Alors, pour moi qui suis désormais un spécialiste quasi rablaisien du lave-fondement1, que pensé-je de cette foudroyante innovation à l’usage (puisque je l’ai bien évidemment testée) ?

  1. C’est effectivement efficace. Toutefois pas autant qu’un filet d’eau en provenance d’un lavabo quand vos wc ont la chance d’en être équipé et que celui-là est convenablement placé par rapport à ceux-ci.
  2. C’est un peu lent.
  3. C’est éducatif.
  4. J’imagine cela plutôt onéreux (pour une entreprise : gérer batterie + solution humidificatrice pour tous les chiottes d’une entreprise).

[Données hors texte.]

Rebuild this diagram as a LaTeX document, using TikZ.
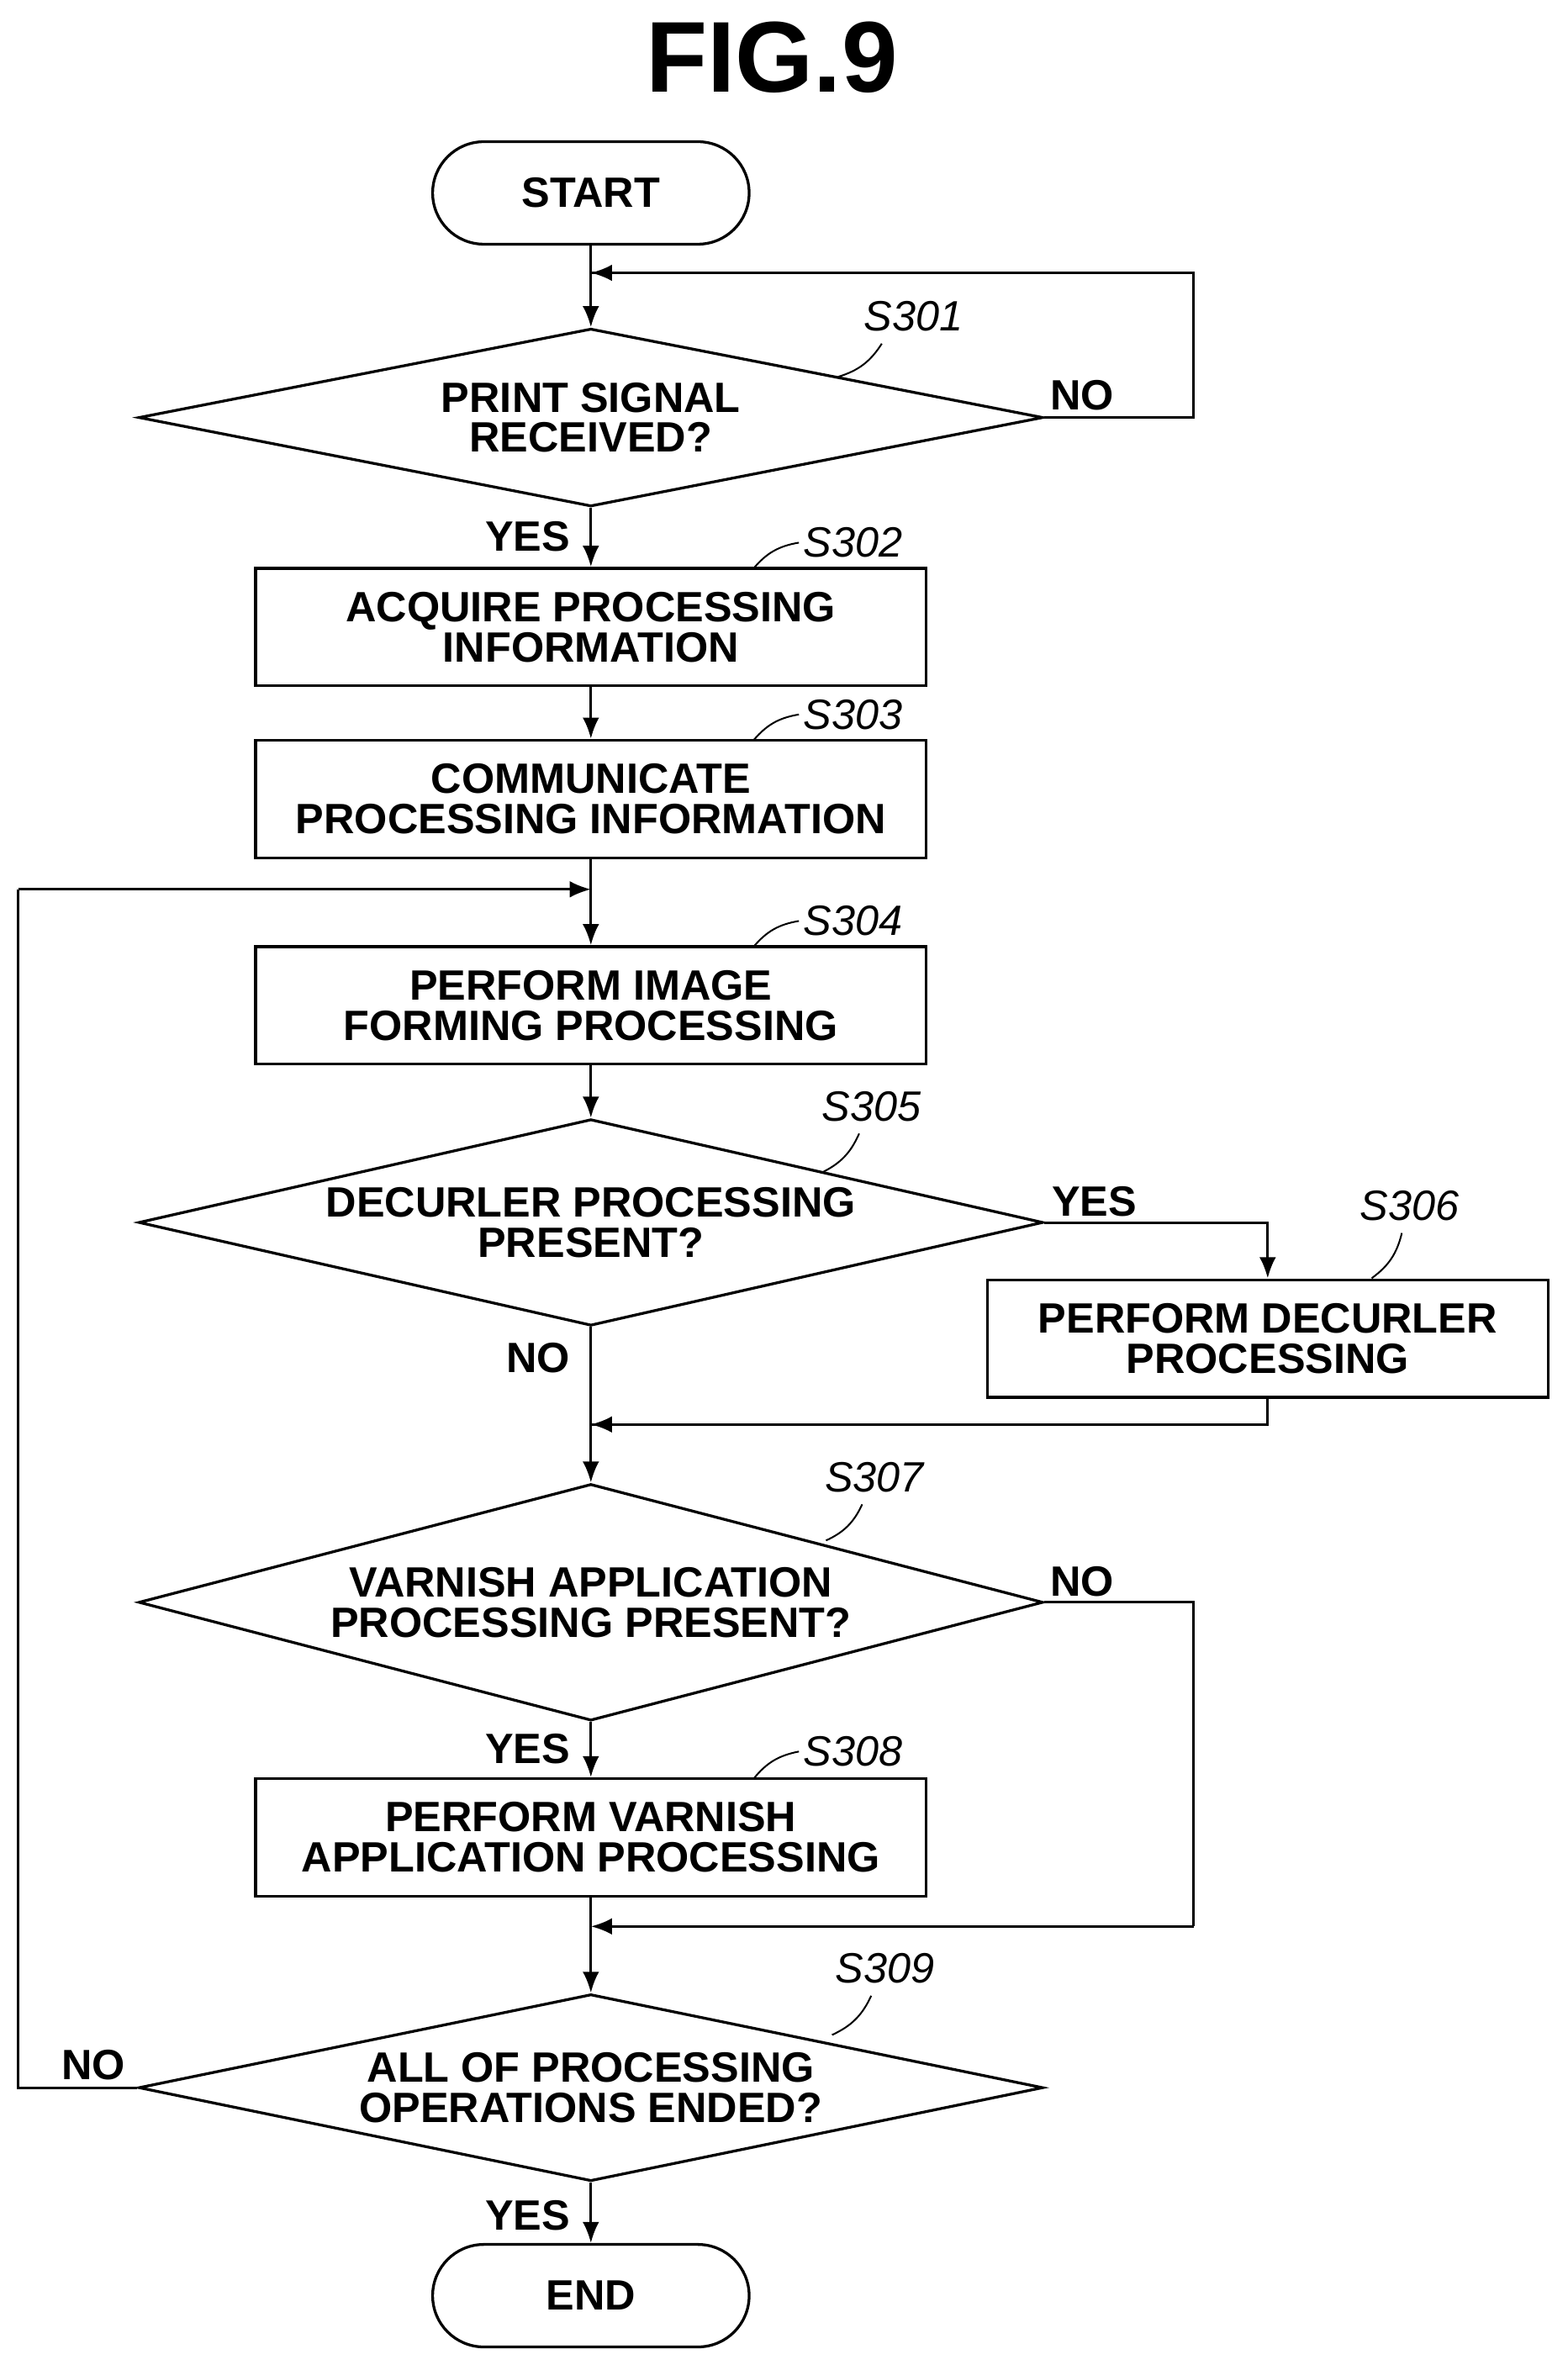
\documentclass[tikz,border=0pt]{standalone}
\usepackage{fontspec}
\setmainfont{Liberation Sans}
\usetikzlibrary{arrows.meta,shapes.geometric}
\tikzset{
  txt/.style = {font=\fontsize{40}{38}\selectfont\bfseries, align=center, inner sep=0},
  term/.style = {draw, line width=2.6pt, rounded corners=1.7cm, minimum width=10.5cm, minimum height=3.4cm, txt},
  box/.style = {draw, line width=2.6pt, minimum width=22.25cm, minimum height=3.9cm, txt},
  dia/.style = {draw, line width=2.6pt, diamond, minimum width=30cm, minimum height=5.9cm, inner sep=0},
  lbl/.style = {font=\fontsize{40}{44}\selectfont\itshape, inner sep=0},
  flow/.style = {line width=2.4pt, -{Latex[length=0.7cm,width=0.55cm]}},
  line/.style = {line width=2.4pt},
}
\begin{document}
\begin{tikzpicture}[x=0.05cm, y=-0.05cm]
\useasboundingbox (0,0) rectangle (1040,1569);

\node[font=\fontsize{95}{100}\selectfont\bfseries] (title) at (512,38) {FIG.9};

% shapes
\node[term] (start) at (392,128) {START};
\node[dia] (d1) at (392,277) {};
\node[txt] at (d1) {PRINT SIGNAL\\RECEIVED?};
\node[box] (b2) at (392,416) {ACQUIRE PROCESSING\\INFORMATION};
\node[box] (b3) at (392,530) {COMMUNICATE\\PROCESSING INFORMATION};
\node[box] (b4) at (392,667) {PERFORM IMAGE\\FORMING PROCESSING};
\node[dia, minimum height=6.85cm] (d5) at (392,811) {};
\node[txt] at (d5) {DECURLER PROCESSING\\PRESENT?};
\node[box, minimum width=18.6cm] (b6) at (841,888) {PERFORM DECURLER\\PROCESSING};
\node[dia, minimum height=7.85cm] (d7) at (392,1063) {};
\node[txt] at (d7) {VARNISH APPLICATION\\PROCESSING PRESENT?};
\node[box] (b8) at (392,1219) {PERFORM VARNISH\\APPLICATION PROCESSING};
\node[dia, minimum height=6.2cm] (d9) at (392,1385) {};
\node[txt] at (d9) {ALL OF PROCESSING\\OPERATIONS ENDED?};
\node[term] (stop) at (392,1523) {END};

% join points
\coordinate (j1) at (392,181);
\coordinate (j4) at (392,590);
\coordinate (j7) at (392,945);
\coordinate (j9) at (392,1278);

% connectors
\draw[flow] (start) -- (d1);
\draw[line] (d1.east) -- (792,277) -- (792,181) -- (j1);
\draw[flow] (792,181) -- (j1);
\draw[flow] (d1) -- (b2);
\draw[flow] (b2) -- (b3);
\draw[line] (b3) -- (j4);
\draw[flow] (j4) -- (b4);
\draw[flow] (b4) -- (d5);
\draw[flow] (d5.east) -| (b6.north);
\draw[line] (b6.south) |- (j7);
\draw[flow] (b6.south |- j7) -- (j7);
\draw[flow] (d5) -- (d7);
\draw[line] (d7.east) -- (792,1063) -- (792,1278);
\draw[flow] (792,1278) -- (j9);
\draw[flow] (d7) -- (b8);
\draw[flow] (b8) -- (d9);
\draw[line] (d9.west) -- (12,1385) -- (12,590);
\draw[flow] (12,590) -- (j4);
\draw[flow] (d9) -- (stop);

% branch labels
\node[txt] at (718,262) {NO};
\node[txt] at (350,356) {YES};
\node[txt] at (726,797) {YES};
\node[txt] at (357,901) {NO};
\node[txt] at (718,1049) {NO};
\node[txt] at (350,1160) {YES};
\node[txt] at (62,1370) {NO};
\node[txt] at (350,1470) {YES};

% step labels
\node[lbl] (s301) at (606,210) {S301};
\draw[line, line width=1.6pt] (585,228) to[bend left=20] (556,250);
\node[lbl] (s302) at (566,360) {S302};
\draw[line, line width=1.6pt] (530,360) to[bend right=20] (500,377);
\node[lbl] (s303) at (566,474) {S303};
\draw[line, line width=1.6pt] (530,474) to[bend right=20] (500,491);
\node[lbl] (s304) at (566,611) {S304};
\draw[line, line width=1.6pt] (530,611) to[bend right=20] (500,628);
\node[lbl] (s305) at (578,734) {S305};
\draw[line, line width=1.6pt] (570,752) to[bend left=20] (545,778);
\node[lbl] (s306) at (935,800) {S306};
\draw[line, line width=1.6pt] (930,818) to[bend left=20] (910,848);
\node[lbl] (s307) at (580,980) {S307};
\draw[line, line width=1.6pt] (572,998) to[bend left=20] (548,1022);
\node[lbl] (s308) at (566,1162) {S308};
\draw[line, line width=1.6pt] (530,1162) to[bend right=20] (500,1180);
\node[lbl] (s309) at (587,1306) {S309};
\draw[line, line width=1.6pt] (578,1324) to[bend left=20] (552,1350);
\end{tikzpicture}
\end{document}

Même si le coût n’est pas rédhibitoire, les entreprises essayent plutôt de réduire leur coûts que de prendre en compte le confort de nos trous du cul.

  1. Sur la fin de la cinquième année, Grandgousier, retour de la défaite des Canarriens, vint voir son fils Gargantua. Alors il fut saisi de toute la joie concevable chez un tel père voyant qu’il avait un tel fils et, tout en l’embrassant et en l’étreignant, il lui posait toutes sortes de petites questions puériles. Et il but à qui mieux mieux avec lui et avec ses gouvernantes auxquelles il demandait avec grand intérêt si, entre autres choses, elles l’avaient tenu propre et net. Ce à quoi Gargantua répondit qu’il s’y était pris de telle façon qu’il n’y avait pas dans tout le pays un garçon qui fût plus propre que lui.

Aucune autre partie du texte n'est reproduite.